Exprimer nos émotions, des idées ou encore des malaises indicibles en couleurs et en lignes peut sembler, au premier abord, une tâche impossible, voire simpliste. C’est ne pas comprendre le pouvoir d’évocation, de réminiscence et d’intégration intérieure que peut avoir sur nous la création visuelle. Lorsque l’on cherche à exprimer un état d’âme, un traumatisme, un besoin, une émotion – surtout une émotion difficile comme la colère, la violence, la jalousie – il arrive que les mots nous manquent.
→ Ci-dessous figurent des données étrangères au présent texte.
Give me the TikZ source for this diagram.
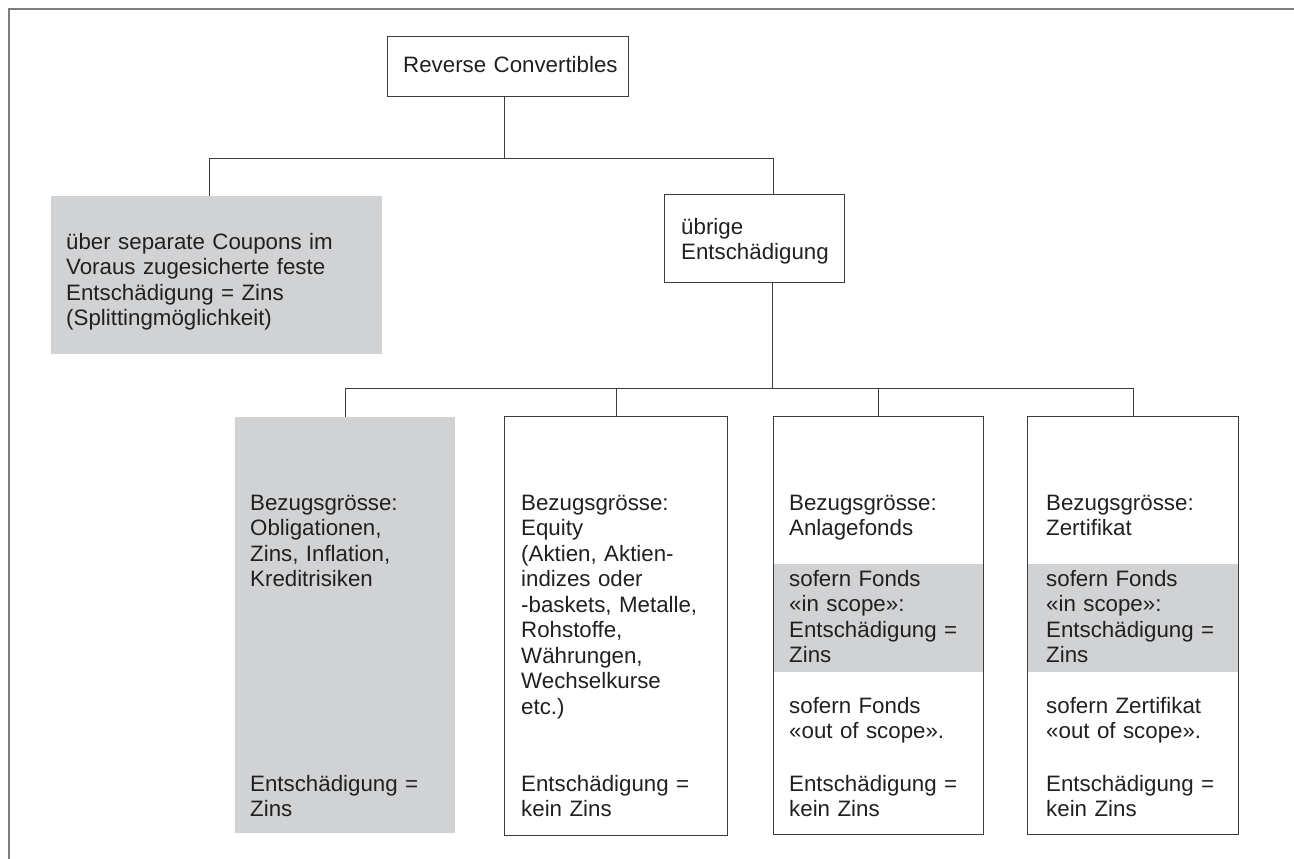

Et que les maux nous restent… C’est à ce moment que le langage visuel peut nous venir en aide, car il court-circuite le rationnel, permettant ainsi de dépasser des blocages et arriver à des prises de conscience initiatrices de transformations thérapeutiques parfois radicales.
Les couleurs, utilisées en conjonction avec le ressenti, expriment souvent l’émotion pure, non traduite par les mots. Pensez à certaines expressions populaires telles qu’avoir les bleus, voir rouge; les couleurs semblent toutes indiquées pour concrétiser les émotions vécues. Il en est de même pour les traits; voyez ce que véhiculent pour vous les lignes brisées, zigzagantes, horizontales, verticales ou courbes. Prenez un crayon et laissez-vous illustrer la joie, la colère, la tristesse, l’angoisse, l’amour. Découvrez votre langage pictural à l’aide d’un simple crayon à mine ou d’un stylo. Qu’arriveriez-vous à dire si vous y ajoutiez la couleur?
La relation art-thérapeutique est tripartite, sa dynamique provenant à la fois du client, de l’art-thérapeute et de l’image créée. Le client est influencé par son image au fur et à mesure qu’il la crée; il la modifie dans un dialogue visuel intime et intense. L’interprétation et l’émotion de l’art-thérapeute face à cette image passe au second plan, car les images créées par le client lui appartiennent et lui seul sait les décoder. L’art-thérapeute joue un rôle de soutien, de témoin et de reflet du cheminement intérieur de son client à travers ses créations.
L’art-thérapie s’adresse aux individus de tous âges, aux couples, aux familles et aux groupes et toutes les problématiques peuvent en bénéficier. Au Québec, le titre Art-thérapeute professionnel du Québec (ATPQ) est réservé aux personnes ayant complété une maîtrise universitaire (M.A.) en art-thérapie ou une formation universitaire équivalente et reconnue par l’association des art-thérapeutes du Québec.
Bien que cette approche semble nouvelle, elle est bien ancrée dans l’histoire de la psychologie depuis au moins 55 ans. La profession s’est développée parallèlement aux États-Unis et en Angleterre et a maintenant acquis ses lettres de noblesse sur plusieurs continents. L’UNICEF a publié un livre intitulé Dessine-moi la paix, fruit du travail de « debriefing » d’enfants victimes de la guerre en ex-Yougoslavie.
Freud et Jung travaillaient avec les rêves et les émotions de leurs patients, les encourageant à voir et à décrire les images qui se présentaient à eux. S’ils leur avaient demandé de concrétiser en couleurs et en lignes ces images, ils seraient restés branchés plus directement avec l’inconscient de leurs patients, ce qu’ils recherchaient. Jung a utilisé le dessin, surtout les mandalas, pour explorer et étudier son propre inconscient. Quelques années plus tard, ce sont deux femmes aux États-Unis qui ont exploré plus à fond les possibilités du langage visuel concrétisé et qui ont créé les fondements de l’art-thérapie.
On trouve maintenant des art-thérapeutes dans les hôpitaux, dans les cliniques psychiatriques ou médicales, les CLSC, les centres gériatriques, les écoles ainsi que les résidences pour jeunes en difficultés, les organismes communautaires, etc.
En tant que professionnel en santé mentale, l’art-thérapeute doit fournir l’espace thérapeutique sécuritaire essentiel pour que son client se sente accueilli dans sa démarche et développe sa confiance en lui à l’aide de sa créativité et de son expression visuelle et verbale.